## Aim
Copy out each line that includes the word "this".

[Source code of charts]
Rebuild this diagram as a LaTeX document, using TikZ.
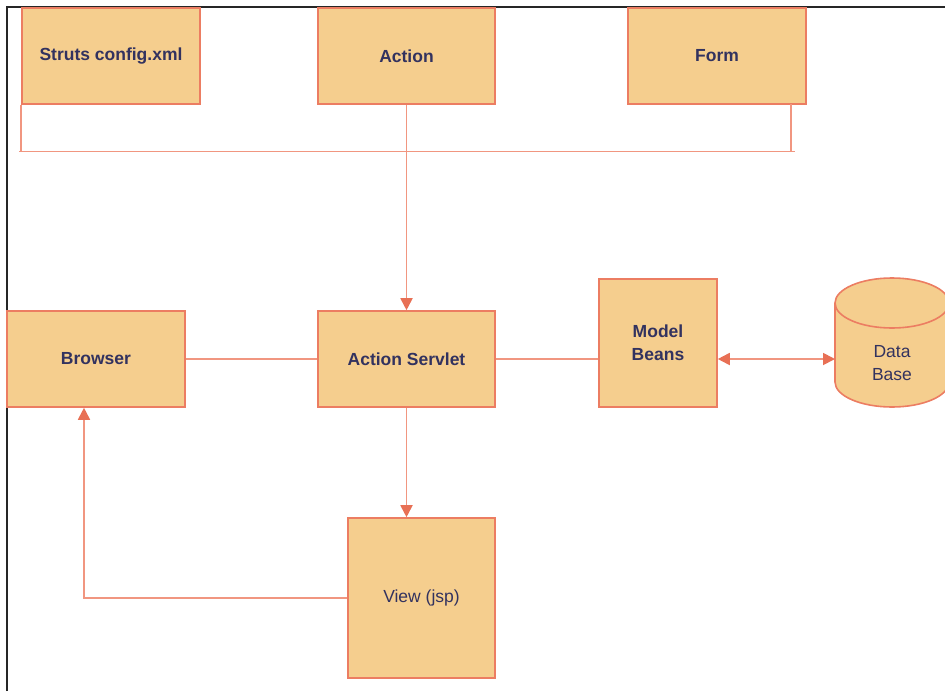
\documentclass[tikz,border=0pt]{standalone}
\usepackage{fontspec}
\setmainfont{Liberation Sans}
\usetikzlibrary{arrows.meta}
\definecolor{boxfill}{RGB}{245,206,142}
\definecolor{boxdraw}{RGB}{236,125,98}
\definecolor{linecol}{RGB}{241,150,128}
\definecolor{tipcol}{RGB}{232,112,85}
\definecolor{txtcol}{RGB}{50,50,95}
\tikzset{
  box/.style={draw=boxdraw, fill=boxfill, line width=1.6pt, inner sep=0pt,
    align=center, text=txtcol, font=\fontsize{17.5}{23}\selectfont},
  boldbox/.style={box, font=\fontsize{17.5}{23}\selectfont\bfseries},
  conn/.style={draw=linecol, line width=1.8pt},
  arr/.style={conn, -{Triangle[length=12pt,width=12pt,color=tipcol]}},
  dblarr/.style={conn, {Triangle[length=12pt,width=12pt,color=tipcol]}-{Triangle[length=12pt,width=12pt,color=tipcol]}},
  lbl/.style={text=txtcol, align=center, inner sep=0pt, font=\fontsize{17.5}{23}\selectfont}
}
\begin{document}
\begin{tikzpicture}[x=1pt,y=1pt]
\useasboundingbox (0,0) rectangle (945,-691);
\fill[white] (0,0) rectangle (945,-691);
% frame
\draw[black!85, line width=1.8pt] (7,-691) -- (7,-7) -- (945,-7);

% top row
\node[boldbox, minimum width=178, minimum height=96] (struts) at (111,-56) {Struts config.xml};
\node[boldbox, minimum width=177, minimum height=96] (action) at (406.5,-56) {Action};
\node[boldbox, minimum width=178, minimum height=96] (form) at (717,-56) {Form};

% middle row
\node[boldbox, minimum width=178, minimum height=96] (browser) at (96,-359) {Browser};
\node[boldbox, minimum width=177, minimum height=96] (servlet) at (406.5,-359) {Action Servlet};
\node[boldbox, minimum width=118, minimum height=128] (model) at (658,-343) {Model\\Beans};

% database cylinder
\filldraw[draw=boxdraw, fill=boxfill, line width=1.6pt]
  (835,-303) -- (835,-382) arc[start angle=180, end angle=360, x radius=57, y radius=25]
  -- (949,-303) arc[start angle=0, end angle=180, x radius=57, y radius=25] -- cycle;
\draw[draw=boxdraw, line width=1.6pt]
  (835,-303) arc[start angle=180, end angle=360, x radius=57, y radius=25];
\node[lbl] (db) at (892,-363) {Data\\Base};
\coordinate (dbw) at (835,-359);

% view
\node[box, minimum width=147, minimum height=160] (view) at (421.5,-598) {View (jsp)};

% bracket
\coordinate (barL) at (19,-151.5);
\coordinate (barR) at (795,-151.5);
\coordinate (formleg) at (791,-104);
\draw[conn] (struts.south west) -- (struts.south west |- barL);
\draw[conn] (formleg) -- (formleg |- barR);
\draw[conn] (barL) -- (barR);

% connectors
\draw[arr] (action.south) -- (servlet.north);
\draw[conn] (browser.east) -- (servlet.west);
\draw[conn] (servlet.east) -- (servlet.east -| model.west);
\draw[dblarr] (servlet.east -| model.east) -- (dbw);
\draw[arr] (servlet.south) -- (servlet.south |- view.north);
\draw[arr] (view.west) -| ([xshift=-12pt]browser.south);
\end{tikzpicture}
\end{document}
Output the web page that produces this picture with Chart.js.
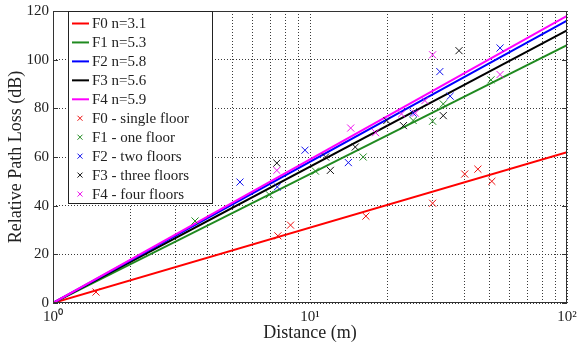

## Reply
Rebuild this diagram as a LaTeX document, using TikZ.
Output the web page that produces this picture with Chart.js.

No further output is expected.